Quote from the first line below through the line that contains "ax = fig.add_axes([0.0675, 0.1906, 0.9145, 0.6286])", both included, and leave the pictures out.

# Collected data
_ _ _
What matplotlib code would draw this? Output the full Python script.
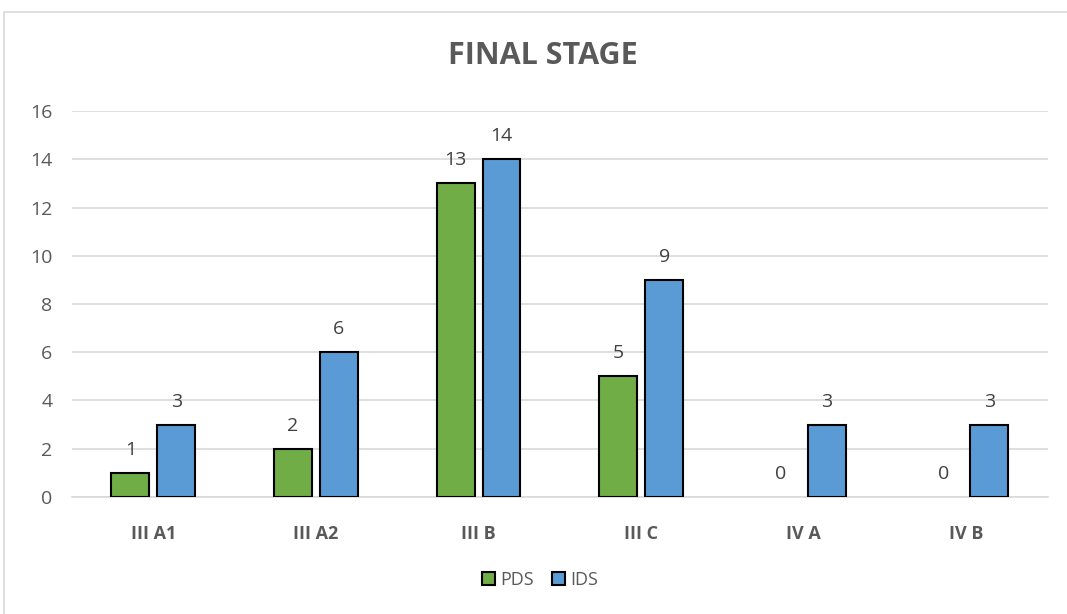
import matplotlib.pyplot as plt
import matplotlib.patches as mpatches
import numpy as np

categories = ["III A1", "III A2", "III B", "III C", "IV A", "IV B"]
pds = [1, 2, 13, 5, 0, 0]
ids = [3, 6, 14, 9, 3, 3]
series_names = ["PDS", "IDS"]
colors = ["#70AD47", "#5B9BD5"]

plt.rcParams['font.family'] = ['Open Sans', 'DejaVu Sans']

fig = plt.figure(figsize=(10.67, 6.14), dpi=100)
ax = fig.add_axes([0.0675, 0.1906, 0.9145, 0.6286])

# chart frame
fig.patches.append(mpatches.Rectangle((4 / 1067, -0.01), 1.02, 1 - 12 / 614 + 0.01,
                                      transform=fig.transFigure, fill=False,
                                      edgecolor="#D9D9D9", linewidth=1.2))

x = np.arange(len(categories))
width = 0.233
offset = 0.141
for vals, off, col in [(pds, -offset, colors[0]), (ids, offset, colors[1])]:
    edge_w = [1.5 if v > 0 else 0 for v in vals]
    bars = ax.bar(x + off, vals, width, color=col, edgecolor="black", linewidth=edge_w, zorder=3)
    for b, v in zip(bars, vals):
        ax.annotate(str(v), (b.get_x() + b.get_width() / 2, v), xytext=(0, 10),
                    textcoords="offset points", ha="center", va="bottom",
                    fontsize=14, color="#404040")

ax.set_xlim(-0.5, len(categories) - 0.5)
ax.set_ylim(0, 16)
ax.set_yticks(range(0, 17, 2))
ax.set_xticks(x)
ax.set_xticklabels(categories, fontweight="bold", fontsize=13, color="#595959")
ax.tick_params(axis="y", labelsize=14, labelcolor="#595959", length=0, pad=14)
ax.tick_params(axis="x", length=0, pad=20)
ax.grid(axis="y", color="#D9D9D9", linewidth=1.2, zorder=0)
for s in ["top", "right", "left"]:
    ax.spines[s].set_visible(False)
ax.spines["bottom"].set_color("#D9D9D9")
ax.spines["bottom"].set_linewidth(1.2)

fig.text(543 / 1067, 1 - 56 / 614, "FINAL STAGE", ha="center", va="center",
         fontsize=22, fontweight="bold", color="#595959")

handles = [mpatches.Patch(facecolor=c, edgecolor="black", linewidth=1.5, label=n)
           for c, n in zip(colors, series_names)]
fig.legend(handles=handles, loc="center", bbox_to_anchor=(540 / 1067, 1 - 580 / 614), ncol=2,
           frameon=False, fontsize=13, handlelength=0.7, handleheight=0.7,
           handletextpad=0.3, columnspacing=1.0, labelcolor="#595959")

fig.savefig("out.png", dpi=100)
_ _ _
# Task output
What matplotlib code would draw this? Output the full Python script.
import matplotlib.pyplot as plt
import matplotlib.patches as mpatches
import numpy as np

categories = ["III A1", "III A2", "III B", "III C", "IV A", "IV B"]
pds = [1, 2, 13, 5, 0, 0]
ids = [3, 6, 14, 9, 3, 3]
series_names = ["PDS", "IDS"]
colors = ["#70AD47", "#5B9BD5"]

plt.rcParams['font.family'] = ['Open Sans', 'DejaVu Sans']

fig = plt.figure(figsize=(10.67, 6.14), dpi=100)
ax = fig.add_axes([0.0675, 0.1906, 0.9145, 0.6286])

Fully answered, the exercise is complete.